| name | autocliper-ai |
| description | Turn any long YouTube interview, talk, or podcast into high-retention Chinese short clips for Shorts/Reels/Douyin/TikTok.
Triggers: YouTube URL + short clips / 切片 / 短视频 / 中文字幕 / hard subtitles.
Pipeline: source fetch -> subtitle parsing -> candidate analysis -> user review -> clip export -> subtitle burn.
|
AutoCliper.AI — Agent Skill
Convert one long YouTube video into 5–15 short clips with Chinese packaging and hard-burned subtitles.
This document is the single source of truth for any AI agent executing the AutoCliper pipeline. Follow every numbered step in order. Do not skip steps. Do not guess file names — inspect the filesystem after each write operation.
0. Pre-flight Checks
Before doing anything else, verify the environment. Report the exact blocker and stop if any check fails.
| Check | Command | Pass Condition |
|---|
| yt-dlp installed | which yt-dlp | returns a path |
| ffmpeg installed | which ffmpeg | returns a path; if missing, try python3 -c "import imageio_ffmpeg; print(imageio_ffmpeg.get_ffmpeg_exe())" |
| Python 3.9+ | python3 --version | >= 3.9 |
| Skill repo available | check that corekit/ directory exists relative to the skill root | corekit/__init__.py is present |
Set the environment for all subsequent commands:
export PYTHONPATH="<path-to-AutoCliper.AI-repo>"

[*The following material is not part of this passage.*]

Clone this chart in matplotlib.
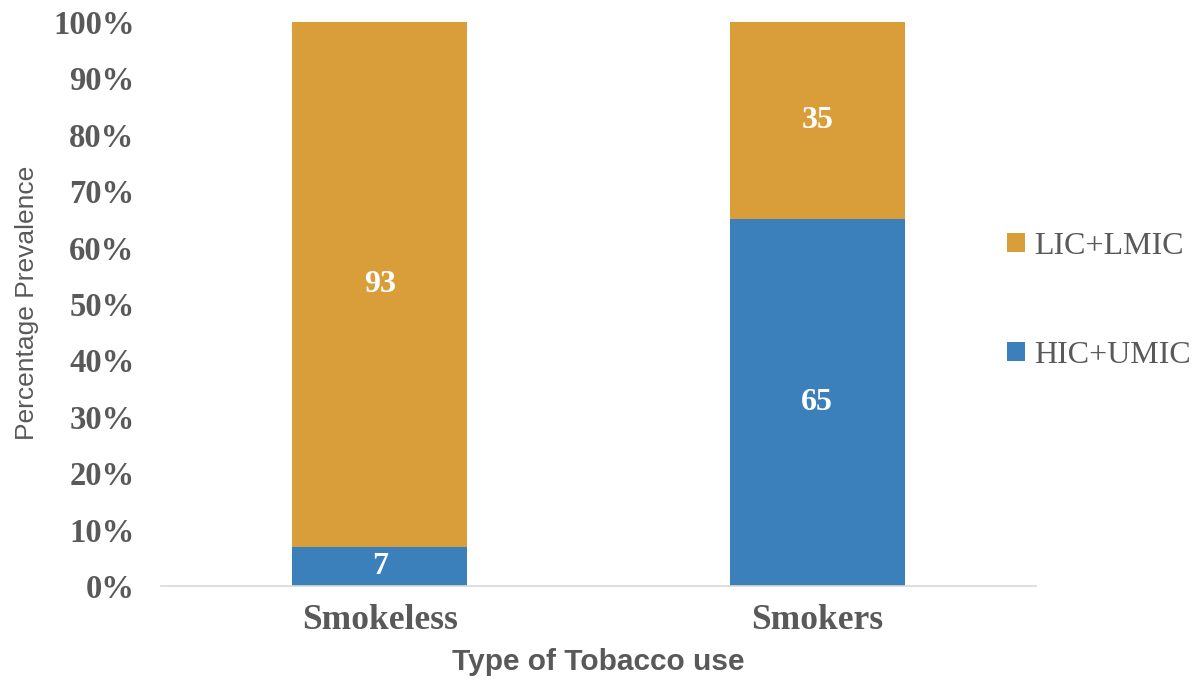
import matplotlib.pyplot as plt
import numpy as np

# data
categories = ['Smokeless', 'Smokers']
hic_umic = [7, 65]
lic_lmic = [93, 35]
yticks = [0, 10, 20, 30, 40, 50, 60, 70, 80, 90, 100]

c_blue = '#3B80BA'
c_orange = '#D99E39'
c_text = '#595959'

fig = plt.figure(figsize=(11.95, 6.81), dpi=100)
ax = fig.add_axes([0.1347, 0.1395, 0.7322, 0.8282])

x = np.arange(len(categories))
b1 = ax.bar(x, hic_umic, width=0.4, color=c_blue, label='HIC+UMIC')
b2 = ax.bar(x, lic_lmic, width=0.4, bottom=hic_umic, color=c_orange, label='LIC+LMIC')

# value labels centred in each segment
for i in range(len(categories)):
    ax.text(x[i], hic_umic[i] / 2, str(hic_umic[i]), ha='center', va='center',
            color='white', fontsize=23, fontweight='bold', family='Liberation Serif')
    ax.text(x[i], hic_umic[i] + lic_lmic[i] / 2, str(lic_lmic[i]), ha='center', va='center',
            color='white', fontsize=23, fontweight='bold', family='Liberation Serif')

ax.set_xlim(-0.5, 1.5)
ax.set_ylim(0, 100)
ax.set_yticks(yticks)
ax.set_yticklabels(['%d%%' % v for v in yticks])
ax.set_xticks(x)
ax.set_xticklabels(categories)

for lab in ax.get_yticklabels():
    lab.set_family('Liberation Serif')
    lab.set_fontweight('bold')
    lab.set_fontsize(23.5)
    lab.set_color(c_text)
for lab in ax.get_xticklabels():
    lab.set_family('Liberation Serif')
    lab.set_fontweight('bold')
    lab.set_fontsize(25.5)
    lab.set_color(c_text)

ax.tick_params(axis='y', length=0, pad=19)
ax.tick_params(axis='x', length=0, pad=13)

for s in ['top', 'right', 'left']:
    ax.spines[s].set_visible(False)
ax.spines['bottom'].set_color('#D9D9D9')
ax.spines['bottom'].set_linewidth(1.2)

ax.set_xlabel('Type of Tobacco use', family='Liberation Sans', fontweight='bold',
              fontsize=21.5, color=c_text, labelpad=8)
fig.text(0.023, 0.555, 'Percentage Prevalence', rotation=90, ha='center', va='center',
         family='Liberation Sans', fontsize=19, color=c_text)

leg = fig.legend([b2, b1], ['LIC+LMIC', 'HIC+UMIC'], loc='center left',
                 bbox_to_anchor=(0.819, 0.558), frameon=False,
                 prop={'family': 'Liberation Serif', 'size': 23},
                 handlelength=0.55, handleheight=0.55, handletextpad=0.3,
                 labelspacing=2.5)
for t in leg.get_texts():
    t.set_color(c_text)

fig.savefig('out.png', dpi=100)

All python3 -m corekit.* commands below assume this PYTHONPATH is set.
1. Create Workspace
Create the output directory structure for this video. Derive <slug> from the video title or ID — lowercase, hyphens, no spaces, no special characters.
mkdir -p "studio/<slug>/intake"
mkdir -p "studio/<slug>/intel"
mkdir -p "studio/<slug>/exports"
Expected result:
studio/<slug>/
├── intake/ ← raw video + subtitles land here
├── intel/ ← analysis artifacts land here
└── exports/ ← per-clip folders land here
2. Fetch Source Assets
Download the video and subtitles from YouTube:
python3 -m corekit.fetch_source "<YouTube_URL>" "studio/<slug>/intake"
What happens inside: the downloader tries English subtitles first (en, en-US, en-orig), falls back to Chinese (zh-Hans, zh-CN, zh). It uses --cookies-from-browser chrome for authenticated access.
After the command finishes, list the intake folder and identify:
- The
.mp4 video file (may contain the video title and ID in the filename)
- The
.srt subtitle file (may have a language tag like .en.srt or .zh-Hans.srt)
- Any sidecar files (
.ytdl, .jpg, etc.) — note them but they are not needed
If the download fails:
- Cookie error → tell the user to refresh their Chrome YouTube login, then retry
- No subtitles found → report "no subtitles available for this video" and stop
- Video download error → retry once with a different format; if still failing, report the error
Record the exact filenames for the next steps. Do not guess or hardcode names.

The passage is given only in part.